I've just read the FSA's audit report on its own failings over the Crock. Actually, it's not even the whole report, just a summary: the full version won't be published until it's had "redactions to protect commercial and individual confidentiality". But the summary's more than enough to make us scream:
- Total failure to recognise risk: unbelievably, the Crock was deemed so low risk it was subject to much less monitoring than other High Street banks. Indeed, the FSA was so relaxed it hardly bothered to monitor it at all: through the whole of 2005 and 2006 they only had one meeting with Crock management, compared to an average of 100 - yes 100 - with the top five banks.

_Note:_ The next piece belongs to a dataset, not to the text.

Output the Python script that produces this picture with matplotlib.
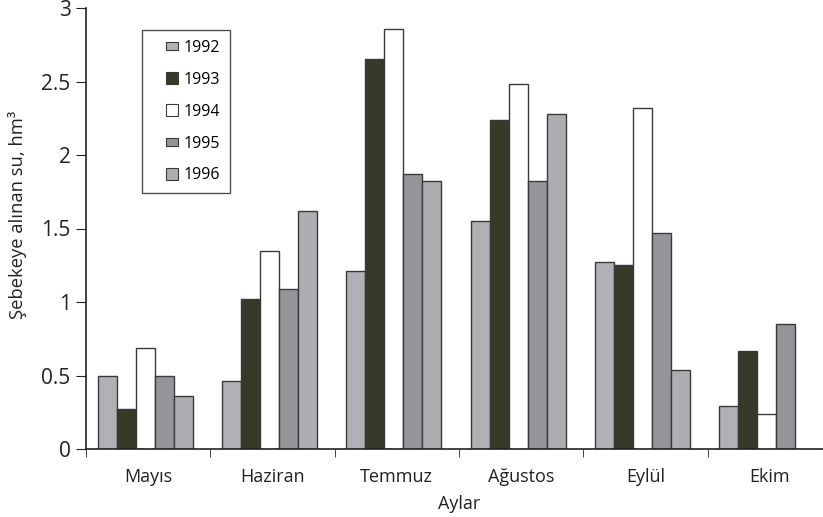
import numpy as np
import matplotlib
matplotlib.use('Agg')
import matplotlib.pyplot as plt
from matplotlib.lines import Line2D
from matplotlib.path import Path

plt.rcParams['font.family'] = ['Open Sans', 'DejaVu Sans']

# Monthly water supplied to the network (hm3)
months = ['Mayıs', 'Haziran', 'Temmuz', 'Ağustos', 'Eylül', 'Ekim']
years = ['1992', '1993', '1994', '1995', '1996']
v1992 = [0.50, 0.46, 1.21, 1.55, 1.27, 0.29]
v1993 = [0.27, 1.02, 2.65, 2.24, 1.25, 0.67]
v1994 = [0.69, 1.35, 2.86, 2.48, 2.32, 0.24]
v1995 = [0.50, 1.09, 1.87, 1.82, 1.47, 0.85]
v1996 = [0.36, 1.62, 1.82, 2.28, 0.54, 0.0]
colors = ['#b0b1b5', '#363a28', '#ffffff', '#949599', '#adaeb2']

series = [v1992, v1993, v1994, v1995, v1996]

fig = plt.figure(figsize=(8.23, 5.17), dpi=100)
# axis runs a bit past the right edge of the image, like the original
ax = fig.add_axes([86 / 823, 1 - 449 / 517, (832 - 86) / 823, (449 - 8) / 517])

x = np.arange(len(months))
w = 0.153
shift = -0.025
for i, (vals, c, yr) in enumerate(zip(series, colors, years)):
    ax.bar(x + shift + (i - 2) * w, vals, width=w, color=c, edgecolor='#3a3a3a',
           linewidth=1.0, label=yr)

ax.set_xlim(-0.5, 5.5)
ax.set_ylim(0, 3)
ax.set_yticks([0, 0.5, 1, 1.5, 2, 2.5, 3])
ax.set_yticklabels(['0', '0.5', '1', '1.5', '2', '2.5', '3'], fontsize=15, color='#222222')
ax.set_xticks(x)
ax.set_xticklabels(months, fontsize=13, color='#222222')
ax.tick_params(axis='x', which='major', length=0, pad=14)
ax.set_xticks(np.arange(len(months)) - 0.5, minor=True)
ax.tick_params(axis='x', which='minor', length=6, direction='out', color='#222222')
ax.tick_params(axis='y', length=7, direction='out', color='#222222', pad=4)

for s in ['top', 'right']:
    ax.spines[s].set_visible(False)
ax.spines['left'].set_color('#222222')
ax.spines['bottom'].set_color('#222222')
ax.spines['left'].set_linewidth(1.2)
ax.spines['bottom'].set_linewidth(1.2)

ax.set_xlabel('Aylar', fontsize=13, color='#222222', labelpad=6)
ax.set_ylabel('Şebekeye alınan su, hm³', fontsize=13.2, color='#222222')
ax.yaxis.set_label_coords((27 - 86) / 746, (449 - 215) / 441)

# legend keys: small squares, 1992 and 1995 drawn as flatter boxes
wide = Path([(-1, -0.6), (1, -0.6), (1, 0.6), (-1, 0.6), (-1, -0.6)])
markers = [wide, 's', 's', wide, 's']
sizes = [9, 8, 8, 9, 8]
handles = [Line2D([], [], linestyle='none', marker=m, markersize=ms,
                  markerfacecolor=c, markeredgecolor='#3a3a3a', markeredgewidth=0.8)
           for m, ms, c in zip(markers, sizes, colors)]
leg = ax.legend(handles, years, loc='upper left',
                bbox_to_anchor=(142 / 823, 1 - 30 / 517),
                bbox_transform=fig.transFigure, fontsize=11.5, frameon=True,
                fancybox=False, edgecolor='#222222', handlelength=2.6,
                labelspacing=1.0, borderpad=0.6, numpoints=1,
                handletextpad=-0.6, borderaxespad=0)
leg.get_frame().set_linewidth(1.0)
leg.set_zorder(5)

fig.savefig('out.png', dpi=100)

- Total lack of financial analysis: under the FSA's internal procedures "there was no requirement on supervisory teams to include any developed financial analysis in the material provided to [decison makers], and for the Northern Rock Panel none was provided either for the firm itself or in relation to its peers" (para 15). Can you imagine that- the FINANCIAL Services Authority did not think it necessary to do any FINANCIAL analysis of a bank that was growing faster than any of its peers.
- Rubbish record keeping- "contrary to... standard practice, formal records of key meetings were not prepared" (para 13) "None of the issues was recorded in... the FSA’s database from which internal management information is generated and which triggers escalation of concerns... No change in the firm’s risk scores was recorded" (para 22).
- Massive management failure- "Our findings also show a level of engagement and oversight by supervisory line management below the standard we would expect." (para 24)
- Wholesale staff inadequacy- "the FSA is short of expertise in some fundamental areas, notably prudential banking experience and financial data analysis": translation- anyone who's got the skills required leaves.
This is a shocking report. And frankly, we can have no confidence in the ability of the FSA to put it right.
We'd move banking supervision back to the Bank of England soonest.